La Commission européenne a publié sa feuille de route « produits chimiques » et de nombreuses familles de substances toxiques devraient être interdites d’ici 2030.
Limites planétaires
Le concept des limites planétaires a été créé en 2009 et définit un espace de développement durable et sécurisé pour l’humanité. Il repose sur neuf processus biophysiques qui, ensemble, assurent l’équilibre terrestre. Les seuils critiques de quatre d’entre elles ont été franchis. En janvier 2022, 14 scientifiques de renom ont publié une étude (en anglais) selon laquelle la cinquième limite, à savoir celle de la pollution chimique, venait d’être dépassée. Et fin avril, ce serait celle du cycle de l’eau douce qui aurait été atteinte.
Réglementation actuelle limitée
Selon l’office statistique de l’Union européenne (UE) Eurostat, plus de 300 millions de tonnes de produits chimiques sont fabriqués chaque année dans l’UE.
Le règlement Reach (règlement européen sur les produits chimiques) impose aux industriels d’enregistrer leurs substances auprès de l’ECHA (Agence européenne des produits chimiques).

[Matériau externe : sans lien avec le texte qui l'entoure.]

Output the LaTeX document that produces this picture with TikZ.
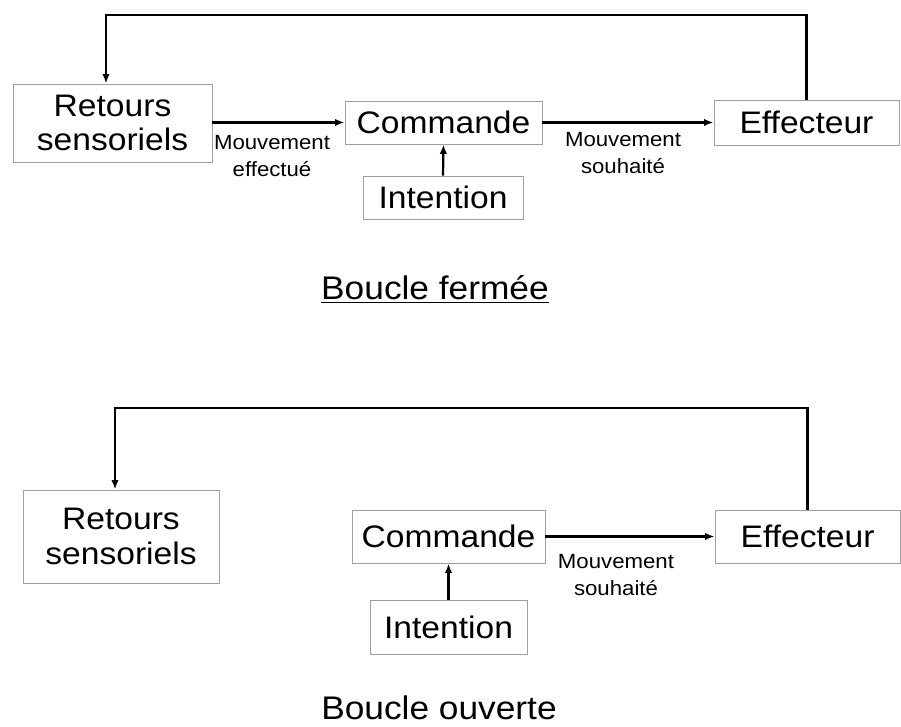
\documentclass[tikz,border=0pt]{standalone}
\usepackage{fontspec}
\setmainfont{Liberation Sans}[FakeStretch=1.08]
\usepackage{tikz}
\usetikzlibrary{shapes, arrows.meta}

\begin{document}
\begin{tikzpicture}[
		bloc/.style={rectangle, draw=gray!75, line width=0.8pt, inner sep=0pt, align=center, font=\fontsize{29.5}{33}\selectfont},
		etiquette/.style={align=center, inner sep=0pt, font=\fontsize{19.5}{25.5}\selectfont},
		titre/.style={anchor=base, inner sep=0pt, font=\fontsize{31}{36}\selectfont},
		fleche/.style={line width=2.1pt, -{Latex[length=9pt, width=7pt]}}]
		\useasboundingbox (0, 0) rectangle (30.033, 24.233);
		% boucle fermee
		\node(ret1) at (3.75, 20.133)[bloc, minimum width=6.63cm, minimum height=2.6cm]{Retours\\sensoriels};
		\node(com1) at (14.783, 20.15)[bloc, minimum width=6.57cm, minimum height=1.43cm]{Commande};
		\node(int1) at (14.767, 17.65)[bloc, minimum width=5.33cm, minimum height=1.43cm]{Intention};
		\node(eff1) at (26.883, 20.15)[bloc, minimum width=6.17cm, minimum height=1.5cm]{Effecteur};
		\node(mvt1) at (9.067, 19.033)[etiquette]{Mouvement\\effectué};
		\node(mvt2) at (20.767, 19.133)[etiquette]{Mouvement\\souhaité};
		\node(tit1) at (14.5, 14.233)[titre]{\underline{Boucle fermée}};
		\coordinate(haut1) at (3.533, 23.733);
		\draw[fleche] (com1.west -| ret1.east)--(com1.west);
		\draw[fleche] (int1.north)--(com1.south);
		\draw[fleche] (com1.east)--(eff1.west);
		\draw[fleche] (eff1.north)|-(haut1)--(haut1 |- ret1.north);
		% boucle ouverte
		\node(ret2) at (4.033, 6.35)[bloc, minimum width=6.53cm, minimum height=3.1cm]{Retours\\sensoriels};
		\node(com2) at (14.95, 6.35)[bloc, minimum width=6.43cm, minimum height=1.77cm]{Commande};
		\node(int2) at (14.95, 3.333)[bloc, minimum width=5.23cm, minimum height=1.8cm]{Intention};
		\node(eff2) at (26.917, 6.35)[bloc, minimum width=6.17cm, minimum height=1.77cm]{Effecteur};
		\node(mvt3) at (20.533, 5.067)[etiquette]{Mouvement\\souhaité};
		\node(tit2) at (14.633, 0.25)[titre]{Boucle ouverte};
		\coordinate(haut2) at (3.833, 10.633);
		\draw[fleche] (int2.north)--(com2.south);
		\draw[fleche] (com2.east)--(eff2.west);
		\draw[fleche] (eff2.north)|-(haut2)--(haut2 |- ret2.north);
\end{tikzpicture}
\end{document}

Mais cette réglementation connaît des limites face au développement rapide du secteur. En effet, un nouveau produit chimique est développé toutes les 1,4 secondes en Europe, selon le Bureau européen de l’environnement (BEE), organisme qui fédère plus de 140 organisations environnementales à l’échelle de l’Union européenne (UE).
Interdiction des substances les plus nocives
Alors que la production chimique a été multipliée par 50 depuis 1950, la Commission européenne s’est saisie de cet enjeu. Dans sa feuille de route, publiée le 25 avril dernier, elle y a indiqué sa volonté d’interdire d’ici 2030 les substances toxiques chimiques « les plus nocives pour la santé humaine et l’environnement ». Une démarche qui s’inscrit par ailleurs dans sa stratégie pour la durabilité dans le domaine des produits chimiques, dans le cadre du Green Deal européen (Pacte vert pour l’Europe).
Elle cible plus exactement six familles de substances examinées par l’Agence européenne des produits chimiques (ECHA) : le groupe des PVC (polychlorures de vinyle), les parabens, retardateurs de flamme bromés, phtalates, bisphénols, éthers de glycol. Ces dernières représentent des milliers de produits chimiques qui sont présents dans les jouets, textiles, emballages alimentaires, meubles, peintures, vernis… et dont certains s’accumulent dans l’organisme.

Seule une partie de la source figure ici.